Resisting Biometrics/Evolving Cyberebonics
In my 2003 project ‘Robot Bodies’, I argue for the existence of a metaphorical paralleling between the perception of the ‘robot’, the machine subject, within science fiction, and ongoing social perceptions around the racial ‘Other’. In the related essay ‘Notes on the Mechanoid’s Bloodline: Looking at Robots, Androids, and Cyborgs’ (6) , I point to the derivation of the term ‘Robot’, with it’s roots in the Czech term for ‘servitude’ a well as the first use of the term within Karel Capek’s 1920 play ‘Rossum’s Universal Robots’. Within this play, the Robots make up a slave class who rise up to overthrow their human overseers.

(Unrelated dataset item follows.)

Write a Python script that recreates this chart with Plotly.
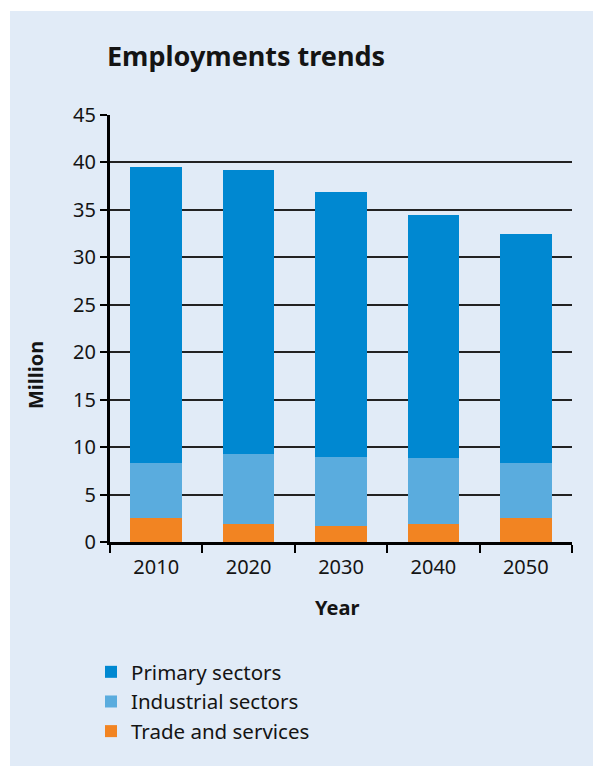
import plotly.graph_objects as go

# Employment by sector, million people
years = ["2010", "2020", "2030", "2040", "2050"]
trade_services = [2.5, 1.9, 1.7, 1.9, 2.5]
industrial = [5.8, 7.35, 7.3, 7.0, 5.8]
primary = [31.2, 29.95, 27.85, 25.6, 24.15]

series_names = ["Trade and services", "Industrial sectors", "Primary sectors"]
series_colors = ["#f28422", "#5aacde", "#0088d1"]

FONT = "Noto Sans"
INK = "#141414"
PANEL = "#e1ebf7"

W, H = 593, 766
L, R, T, B = 110, 21, 115, 224
PW, PH = W - L - R, H - T - B


def px_x(p):
    return (p - L) / PW


def px_y(p):
    return (H - B - p) / PH


fig = go.Figure()
for name, vals, col in zip(series_names, [trade_services, industrial, primary], series_colors):
    fig.add_trace(go.Bar(x=years, y=vals, name=name, marker=dict(color=col, line=dict(width=0))))

# Light panel behind the whole chart, leaving a thin white border top/left
fig.add_shape(type="rect", xref="paper", yref="paper", layer="below",
              x0=px_x(10), x1=px_x(W + 5), y0=px_y(H + 5), y1=px_y(11),
              fillcolor=PANEL, line=dict(width=0))

fig.add_annotation(text="<b>Employments trends</b>", xref="paper", yref="paper",
                   x=px_x(105), y=px_y(55), xanchor="left", yanchor="middle",
                   showarrow=False, font=dict(family=FONT, size=27, color=INK))
fig.add_annotation(text="<b>Million</b>", xref="paper", yref="paper",
                   x=px_x(35), y=px_y(375), xanchor="center", yanchor="middle", textangle=-90,
                   showarrow=False, font=dict(family=FONT, size=20, color=INK))
fig.add_annotation(text="<b>Year</b>", xref="paper", yref="paper",
                   x=px_x(337), y=px_y(607), xanchor="center", yanchor="middle",
                   showarrow=False, font=dict(family=FONT, size=20, color=INK))

fig.update_layout(
    width=W, height=H,
    margin=dict(l=L, r=R, t=T, b=B),
    paper_bgcolor="white",
    plot_bgcolor="rgba(0,0,0,0)",
    barmode="stack",
    bargap=0.44,
    font=dict(family=FONT, size=20, color=INK),
    showlegend=True,
    legend=dict(x=px_x(91), y=px_y(652), xanchor="left", yanchor="top",
                traceorder="reversed", bgcolor="rgba(0,0,0,0)",
                font=dict(family=FONT, size=20.5, color=INK),
                tracegroupgap=0, itemsizing="constant", itemwidth=30),
    xaxis=dict(
        showgrid=False, showline=True, linecolor="black", linewidth=3,
        ticks="outside", tickson="boundaries", ticklen=8, tickwidth=2, tickcolor="black",
        tickfont=dict(size=20, color=INK), zeroline=False, ticklabelstandoff=5,
    ),
    yaxis=dict(
        range=[0, 45], dtick=5, tick0=0,
        showgrid=True, gridcolor="#222222", gridwidth=1.5,
        showline=True, linecolor="black", linewidth=3,
        ticks="outside", ticklen=7, tickwidth=1.5, tickcolor="black",
        tickfont=dict(size=20, color=INK), zeroline=False,
    ),
)

fig.write_html("out.html")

Within this, a literary pattern was established within which the robot becomes invariably either the loyal servant or the marauding monster, but within all cases, it remains incontrovertibly ‘other’.

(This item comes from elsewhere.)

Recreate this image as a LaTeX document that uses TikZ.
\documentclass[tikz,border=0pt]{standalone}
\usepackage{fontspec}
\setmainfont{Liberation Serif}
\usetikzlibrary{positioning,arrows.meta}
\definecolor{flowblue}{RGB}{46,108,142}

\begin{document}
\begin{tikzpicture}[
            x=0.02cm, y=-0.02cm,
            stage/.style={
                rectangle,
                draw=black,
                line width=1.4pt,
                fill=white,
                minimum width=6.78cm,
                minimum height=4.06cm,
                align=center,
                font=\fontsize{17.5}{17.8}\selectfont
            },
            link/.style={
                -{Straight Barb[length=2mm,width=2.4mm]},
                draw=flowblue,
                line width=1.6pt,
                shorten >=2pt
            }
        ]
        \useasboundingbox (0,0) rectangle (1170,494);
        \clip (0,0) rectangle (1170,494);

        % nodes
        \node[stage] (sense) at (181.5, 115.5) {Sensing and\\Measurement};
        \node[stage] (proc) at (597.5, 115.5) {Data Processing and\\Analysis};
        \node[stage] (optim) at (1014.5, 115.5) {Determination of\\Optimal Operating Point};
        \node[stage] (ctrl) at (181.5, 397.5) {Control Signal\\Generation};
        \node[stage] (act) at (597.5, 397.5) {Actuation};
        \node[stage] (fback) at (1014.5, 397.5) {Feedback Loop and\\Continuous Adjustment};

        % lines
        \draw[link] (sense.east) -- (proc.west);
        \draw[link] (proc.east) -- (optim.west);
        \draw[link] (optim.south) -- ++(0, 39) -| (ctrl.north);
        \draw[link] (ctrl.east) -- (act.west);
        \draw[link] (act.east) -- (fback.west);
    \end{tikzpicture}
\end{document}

It could be argued that the computer… as either the ‘brain’ of the robot, or the disembodied robot, shares that same status as ‘other’, alternating between helpful and compliant servant or all pervasive threat, stealing jobs, youth full innocence and control of our environment. Our progressive cycle social panic’s around the corrupting internet, the Y2K bug and the terrifyingly imagined omnipresent computer HAL in the Stanley Kubrick classic film ‘2001: A Space Odyssey’ (1968) make evident our ambivalent relationship with the computer.
Therefore, if the computer, like the robot can be seen as occupying a metaphorical space as ‘other’, then the inter-language which we develop to speak directly to the computer becomes even more a parallel of ‘patois’ or ‘pidgin’.